David Bump · 11th January 2019 at 2:07 am

Some say the Neanderthals were a sub-species, and not only did we overlap in time, there were cases of interbreeding, so this is not so much surprising as it is an interesting and helpful expansion on what we already know.

    Adam Benton · 11th January 2019 at 4:36 am

    Are Neanderthals and humans sub-species? It’s a tricky question. On the one hand, we did interbreed, indicative of a close taxonomic relation. On the other, many of those interbreeding events reduced in infertile offspring; as indicated by the purging of Neanderthal DNA from the Y chromosome. I think this apparent contradiction stems from the fact that many taxonomic principles are the work of the creationist Linnaeus. He, for all his species-defining brilliance, failed to take into account these sorts of edge cases produced by evolution. Evolving animals don’t fit into the neat boxes he imagined.
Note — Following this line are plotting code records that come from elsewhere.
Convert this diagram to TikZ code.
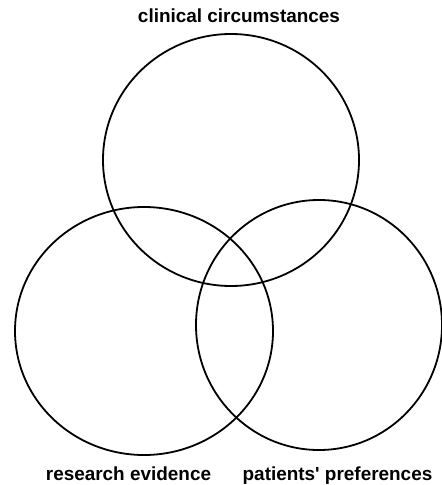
\documentclass[tikz,border=0pt]{standalone}
\usepackage{fontspec}
\setmainfont{Liberation Sans}
\usetikzlibrary{positioning}
\tikzset{ring/.style={draw,line width=1.8bp}  }
\tikzset{lab/.style={font=\fontsize{19}{21}\selectfont\bfseries,inner sep=0pt,anchor=base}  }

\begin{document}
\begin{tikzpicture}[x=1bp,y=-1bp]
	\useasboundingbox (0,0) rectangle (442,485);
		\coordinate (clin) at (231,160);
			\coordinate (res) at (144,331);
			\coordinate (pat) at (319,325);

			\draw[ring] (clin) ellipse [x radius=128,y radius=126];
			\draw[ring] (res) ellipse [x radius=129,y radius=124];
			\draw[ring] (pat) ellipse [x radius=123,y radius=125];

				\node[lab] (tclin) at (239,23) {clinical circumstances};
				\node[lab] (tres) at (128.5,480) {research evidence};
				\node[lab] (tpat) at (337.5,480) {patients\textquotesingle{} preferences};
	\end{tikzpicture}
\end{document}
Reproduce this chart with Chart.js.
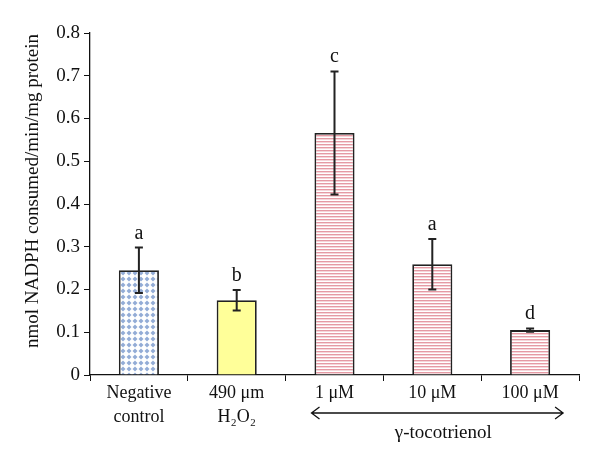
<!DOCTYPE html>
<html>
<head>
<meta charset="utf-8">
<script src="https://cdn.jsdelivr.net/npm/chart.js@4"></script>
<style>
    html, body { margin: 0; padding: 0; background: #fff; }
    #wrap { width: 600px; height: 457px; }
</style>
</head>
<body>
<div id="wrap"><canvas id="chart" width="600" height="457"></canvas></div>
<script>
// Datos
const categories = [['Negative', 'control'], ['490 \u03bcm', 'H\u2082O\u2082'], '1 \u03bcM', '10 \u03bcM', '100 \u03bcM'];
const meanValues = [0.245, 0.175, 0.566, 0.259, 0.105];
const errorValues = [0.053, 0.024, 0.144, 0.059, 0.004];
const letters = ['a', 'b', 'c', 'a', 'd'];
const yTicks = [0, 0.1, 0.2, 0.3, 0.4, 0.5, 0.6, 0.7, 0.8];
const yTitle = 'nmol NADPH consumed/min/mg protein';
const groupLabel = '\u03b3-tocotrienol';

const serif = '"Liberation Serif", "DejaVu Serif", serif';

// Patrones de relleno
const makePattern = (w, h, draw) => {
    const c = document.createElement('canvas');
    c.width = w; c.height = h;
    const g = c.getContext('2d');
    g.fillStyle = '#ffffff';
    g.fillRect(0, 0, w, h);
    draw(g);
    return c.getContext('2d').createPattern(c, 'repeat');
};

const ctx = document.getElementById('chart').getContext('2d');
const diamonds = makePattern(6, 6, g => {
    g.fillStyle = '#93acd6';
    g.beginPath();
    g.moveTo(3, 0.5); g.lineTo(5.5, 3); g.lineTo(3, 5.5); g.lineTo(0.5, 3);
    g.closePath();
    g.fill();
});
const stripes = makePattern(4, 3, g => {
    g.fillStyle = '#e59aa4';
    g.fillRect(0, 0, 4, 1.4);
});
const fills = [diamonds, '#ffff99', stripes, stripes, stripes];

// Barras de error, letras, titulo del eje y flecha del grupo
const extrasPlugin = {
    id: 'extras',
    afterDatasetsDraw(chart) {
        const { ctx: c, scales: { x, y } } = chart;
        const meta = chart.getDatasetMeta(0);
        c.save();
        c.strokeStyle = '#222';
        c.lineWidth = 2;
        meta.data.forEach((bar, i) => {
            const top = y.getPixelForValue(meanValues[i] + errorValues[i]);
            const bot = y.getPixelForValue(meanValues[i] - errorValues[i]);
            c.beginPath();
            c.moveTo(bar.x, top); c.lineTo(bar.x, bot);
            c.moveTo(bar.x - 4, top); c.lineTo(bar.x + 4, top);
            c.moveTo(bar.x - 4, bot); c.lineTo(bar.x + 4, bot);
            c.stroke();
            c.fillStyle = '#111';
            c.font = '20px ' + serif;
            c.textAlign = 'center';
            c.textBaseline = 'alphabetic';
            c.fillText(letters[i], bar.x, top - 9);
        });

        // Titulo del eje Y
        c.save();
        c.translate(33, 191);
        c.rotate(-Math.PI / 2);
        c.font = '19px ' + serif;
        c.textAlign = 'center';
        c.textBaseline = 'middle';
        c.fillText(yTitle, 0, 0);
        c.restore();

        // Flecha del grupo
        const x0 = x.getPixelForValue(2) - 23;
        const x1 = x.getPixelForValue(4) + 33;
        const ay = 413;
        c.strokeStyle = '#111';
        c.lineWidth = 1.3;
        c.beginPath();
        c.moveTo(x0, ay); c.lineTo(x1, ay);
        c.moveTo(x0 + 8, ay - 6); c.lineTo(x0, ay); c.lineTo(x0 + 8, ay + 6);
        c.moveTo(x1 - 8, ay - 6); c.lineTo(x1, ay); c.lineTo(x1 - 8, ay + 6);
        c.stroke();
        c.font = '19px ' + serif;
        c.textAlign = 'center';
        c.textBaseline = 'alphabetic';
        c.fillText(groupLabel, (x0 + x1) / 2 + 6, 438);
        c.restore();
    }
};

new Chart(ctx, {
    type: 'bar',
    data: {
        labels: categories,
        datasets: [{
            data: meanValues,
            backgroundColor: fills,
            borderColor: '#222',
            borderWidth: 1.8,
            borderSkipped: 'bottom',
            barPercentage: 0.41,
            categoryPercentage: 1
        }]
    },
    options: {
        responsive: false,
        animation: false,
        layout: { padding: { top: 33, right: 21, left: 6, bottom: 0 } },
        plugins: { legend: { display: false }, tooltip: { enabled: false } },
        scales: {
            x: {
                grid: { drawOnChartArea: false, color: '#111', tickLength: 6, offset: true },
                border: { color: '#111', width: 1.3 },
                ticks: { color: '#111', font: { family: serif, size: 18, lineHeight: 1.3 }, padding: 1, maxRotation: 0 },
                afterFit: s => { s.height = 82; }
            },
            y: {
                min: 0, max: 0.8,
                afterBuildTicks: s => { s.ticks = yTicks.map(v => ({ value: v })); },
                grid: { drawOnChartArea: false, color: '#111', tickLength: 6 },
                border: { color: '#111', width: 1.3 },
                ticks: { color: '#111', font: { family: serif, size: 19 }, padding: 4 },
                afterFit: s => { s.width = 84; }
            }
        }
    },
    plugins: [extrasPlugin]
});
</script>
</body>
</html>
    Regardless of which side of the taxonomic debate one falls, the fact remains that there were key differences between humans and Neanderthals. Thus, the discovery of similarities between the two remains fascinating.

clayton hinkle · 11th January 2019 at 7:52 pm

I have a problem with saying we’re human and Neanderthals aren’t. It seems everyone is on this bandwagon, but doesn’t it make more sense to say they are just a different kind of human? It’s like as if chimps were talking about gorillas and saying they weren’t really apes. And especially now, when there are new discoveries being made that show more and more “human” behavior from Neanderthals.

    Adam Benton · 13th January 2019 at 10:49 am

    It is perhaps better to use the term “human” more broadly, with anatomically modern humans (AMH) being the term reserved for us. Alas, these nuances don’t work well in blog headlines.